**The request:**
Only the lines from the start of the data to the line containing "const seriesNames = ['1", both included, should be output, exactly and without pictures.

>> Start Supplied information

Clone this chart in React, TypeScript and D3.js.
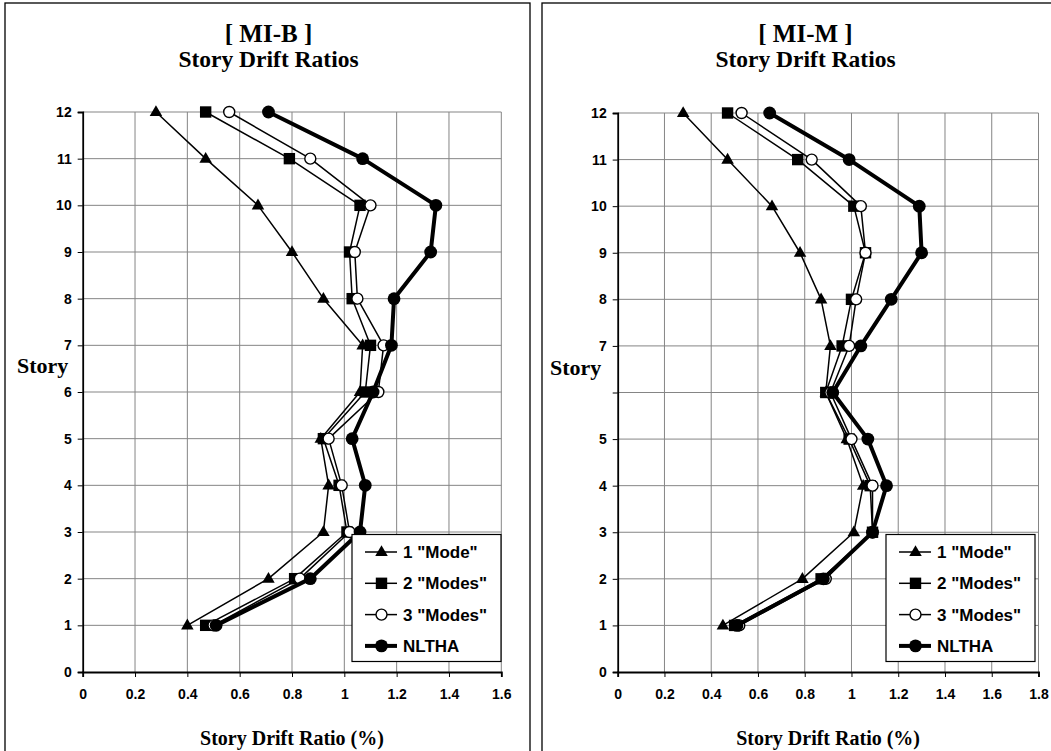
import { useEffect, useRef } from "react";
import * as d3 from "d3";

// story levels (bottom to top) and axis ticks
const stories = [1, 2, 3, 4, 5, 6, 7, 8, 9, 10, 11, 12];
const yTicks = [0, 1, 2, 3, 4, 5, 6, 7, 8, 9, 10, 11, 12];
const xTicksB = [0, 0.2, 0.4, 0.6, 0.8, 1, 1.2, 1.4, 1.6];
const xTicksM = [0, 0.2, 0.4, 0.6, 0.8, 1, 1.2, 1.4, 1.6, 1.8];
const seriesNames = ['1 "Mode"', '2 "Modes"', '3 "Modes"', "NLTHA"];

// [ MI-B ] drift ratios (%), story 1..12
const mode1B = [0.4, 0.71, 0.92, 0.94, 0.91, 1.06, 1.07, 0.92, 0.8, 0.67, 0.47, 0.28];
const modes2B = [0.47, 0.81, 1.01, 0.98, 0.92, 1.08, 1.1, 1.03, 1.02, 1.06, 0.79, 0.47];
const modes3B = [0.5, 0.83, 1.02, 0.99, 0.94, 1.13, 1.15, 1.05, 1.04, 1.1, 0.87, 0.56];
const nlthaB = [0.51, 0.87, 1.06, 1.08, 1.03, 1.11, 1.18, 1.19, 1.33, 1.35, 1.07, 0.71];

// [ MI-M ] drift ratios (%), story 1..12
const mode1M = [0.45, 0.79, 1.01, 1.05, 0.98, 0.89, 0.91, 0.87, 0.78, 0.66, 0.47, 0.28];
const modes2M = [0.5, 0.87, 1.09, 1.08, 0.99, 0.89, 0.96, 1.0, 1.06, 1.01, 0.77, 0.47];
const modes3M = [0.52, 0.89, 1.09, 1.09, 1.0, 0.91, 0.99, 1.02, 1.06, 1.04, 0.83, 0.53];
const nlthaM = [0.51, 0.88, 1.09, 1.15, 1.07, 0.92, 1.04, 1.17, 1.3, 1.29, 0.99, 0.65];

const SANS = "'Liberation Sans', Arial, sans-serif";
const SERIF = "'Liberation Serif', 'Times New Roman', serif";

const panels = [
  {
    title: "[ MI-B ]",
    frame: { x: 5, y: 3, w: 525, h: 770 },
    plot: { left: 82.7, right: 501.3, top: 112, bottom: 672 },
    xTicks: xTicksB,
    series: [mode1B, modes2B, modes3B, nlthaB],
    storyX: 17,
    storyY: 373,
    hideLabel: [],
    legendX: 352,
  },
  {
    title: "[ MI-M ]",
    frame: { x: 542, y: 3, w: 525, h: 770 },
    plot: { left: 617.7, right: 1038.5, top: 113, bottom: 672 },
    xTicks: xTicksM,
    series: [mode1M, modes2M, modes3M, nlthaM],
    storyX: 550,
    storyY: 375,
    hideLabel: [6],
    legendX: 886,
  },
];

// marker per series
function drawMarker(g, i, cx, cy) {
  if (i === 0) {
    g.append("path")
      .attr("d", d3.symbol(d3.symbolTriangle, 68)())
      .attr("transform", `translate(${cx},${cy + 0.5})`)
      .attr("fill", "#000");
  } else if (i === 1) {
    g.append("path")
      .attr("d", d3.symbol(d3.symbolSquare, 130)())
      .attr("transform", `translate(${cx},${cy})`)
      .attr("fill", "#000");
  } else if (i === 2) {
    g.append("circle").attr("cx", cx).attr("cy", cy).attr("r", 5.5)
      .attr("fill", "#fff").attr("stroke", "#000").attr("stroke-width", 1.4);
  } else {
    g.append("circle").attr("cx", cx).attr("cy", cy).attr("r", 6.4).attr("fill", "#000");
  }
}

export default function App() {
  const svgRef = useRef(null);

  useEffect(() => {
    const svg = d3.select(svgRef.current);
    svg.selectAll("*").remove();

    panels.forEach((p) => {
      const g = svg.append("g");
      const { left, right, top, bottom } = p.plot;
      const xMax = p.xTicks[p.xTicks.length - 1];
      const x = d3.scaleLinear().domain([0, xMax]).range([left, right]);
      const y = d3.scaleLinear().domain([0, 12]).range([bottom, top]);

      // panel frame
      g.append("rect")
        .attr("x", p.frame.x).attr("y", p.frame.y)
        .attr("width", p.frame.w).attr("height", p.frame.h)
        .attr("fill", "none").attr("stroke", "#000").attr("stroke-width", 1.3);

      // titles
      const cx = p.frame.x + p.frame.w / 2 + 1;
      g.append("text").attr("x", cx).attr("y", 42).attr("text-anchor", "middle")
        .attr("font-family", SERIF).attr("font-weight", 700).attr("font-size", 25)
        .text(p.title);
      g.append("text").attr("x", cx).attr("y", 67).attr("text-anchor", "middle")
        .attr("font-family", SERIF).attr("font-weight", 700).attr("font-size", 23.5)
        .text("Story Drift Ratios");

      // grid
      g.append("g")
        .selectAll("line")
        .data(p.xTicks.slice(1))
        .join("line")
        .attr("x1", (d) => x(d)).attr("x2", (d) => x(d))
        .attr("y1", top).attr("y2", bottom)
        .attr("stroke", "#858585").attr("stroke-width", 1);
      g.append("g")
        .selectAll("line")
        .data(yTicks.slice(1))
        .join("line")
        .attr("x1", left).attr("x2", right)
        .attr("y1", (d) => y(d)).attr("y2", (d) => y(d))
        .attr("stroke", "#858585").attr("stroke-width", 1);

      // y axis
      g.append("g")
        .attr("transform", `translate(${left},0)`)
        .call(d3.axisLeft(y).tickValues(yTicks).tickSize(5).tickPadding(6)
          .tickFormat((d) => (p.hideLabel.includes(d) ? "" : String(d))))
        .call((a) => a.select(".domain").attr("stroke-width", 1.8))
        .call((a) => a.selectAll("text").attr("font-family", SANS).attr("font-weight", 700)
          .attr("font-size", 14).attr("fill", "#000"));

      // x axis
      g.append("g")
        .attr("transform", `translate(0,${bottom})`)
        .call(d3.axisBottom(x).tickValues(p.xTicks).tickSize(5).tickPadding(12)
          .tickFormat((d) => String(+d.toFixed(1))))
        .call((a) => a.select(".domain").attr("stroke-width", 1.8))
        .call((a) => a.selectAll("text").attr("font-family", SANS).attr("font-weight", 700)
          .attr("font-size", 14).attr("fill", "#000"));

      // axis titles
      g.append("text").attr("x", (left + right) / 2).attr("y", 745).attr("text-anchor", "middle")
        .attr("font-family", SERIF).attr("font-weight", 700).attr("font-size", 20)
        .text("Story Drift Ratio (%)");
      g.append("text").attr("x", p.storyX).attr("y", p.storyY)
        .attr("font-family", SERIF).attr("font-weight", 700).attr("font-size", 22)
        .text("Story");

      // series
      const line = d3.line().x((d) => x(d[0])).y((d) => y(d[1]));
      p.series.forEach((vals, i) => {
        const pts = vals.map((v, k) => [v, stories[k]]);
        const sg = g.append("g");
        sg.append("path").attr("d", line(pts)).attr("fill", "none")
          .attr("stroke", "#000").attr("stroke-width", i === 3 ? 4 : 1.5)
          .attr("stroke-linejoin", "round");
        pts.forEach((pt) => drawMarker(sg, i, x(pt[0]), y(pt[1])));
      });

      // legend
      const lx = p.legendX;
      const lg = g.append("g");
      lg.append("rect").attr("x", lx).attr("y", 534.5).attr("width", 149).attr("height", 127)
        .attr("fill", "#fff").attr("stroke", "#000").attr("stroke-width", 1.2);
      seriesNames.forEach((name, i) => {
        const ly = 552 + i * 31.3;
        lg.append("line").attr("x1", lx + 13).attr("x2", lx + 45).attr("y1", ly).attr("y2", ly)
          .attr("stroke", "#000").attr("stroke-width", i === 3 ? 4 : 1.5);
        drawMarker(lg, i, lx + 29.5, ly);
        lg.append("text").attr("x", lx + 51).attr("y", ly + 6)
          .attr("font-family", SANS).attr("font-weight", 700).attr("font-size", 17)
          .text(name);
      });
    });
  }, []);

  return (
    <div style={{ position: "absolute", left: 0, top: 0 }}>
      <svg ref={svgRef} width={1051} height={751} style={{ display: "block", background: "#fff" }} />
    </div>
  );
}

>> End Supplied information

**Answer to the problem:**
Clone this chart in React, TypeScript and D3.js.
import { useEffect, useRef } from "react";
import * as d3 from "d3";

// story levels (bottom to top) and axis ticks
const stories = [1, 2, 3, 4, 5, 6, 7, 8, 9, 10, 11, 12];
const yTicks = [0, 1, 2, 3, 4, 5, 6, 7, 8, 9, 10, 11, 12];
const xTicksB = [0, 0.2, 0.4, 0.6, 0.8, 1, 1.2, 1.4, 1.6];
const xTicksM = [0, 0.2, 0.4, 0.6, 0.8, 1, 1.2, 1.4, 1.6, 1.8];
const seriesNames = ['1 "Mode"', '2 "Modes"', '3 "Modes"', "NLTHA"];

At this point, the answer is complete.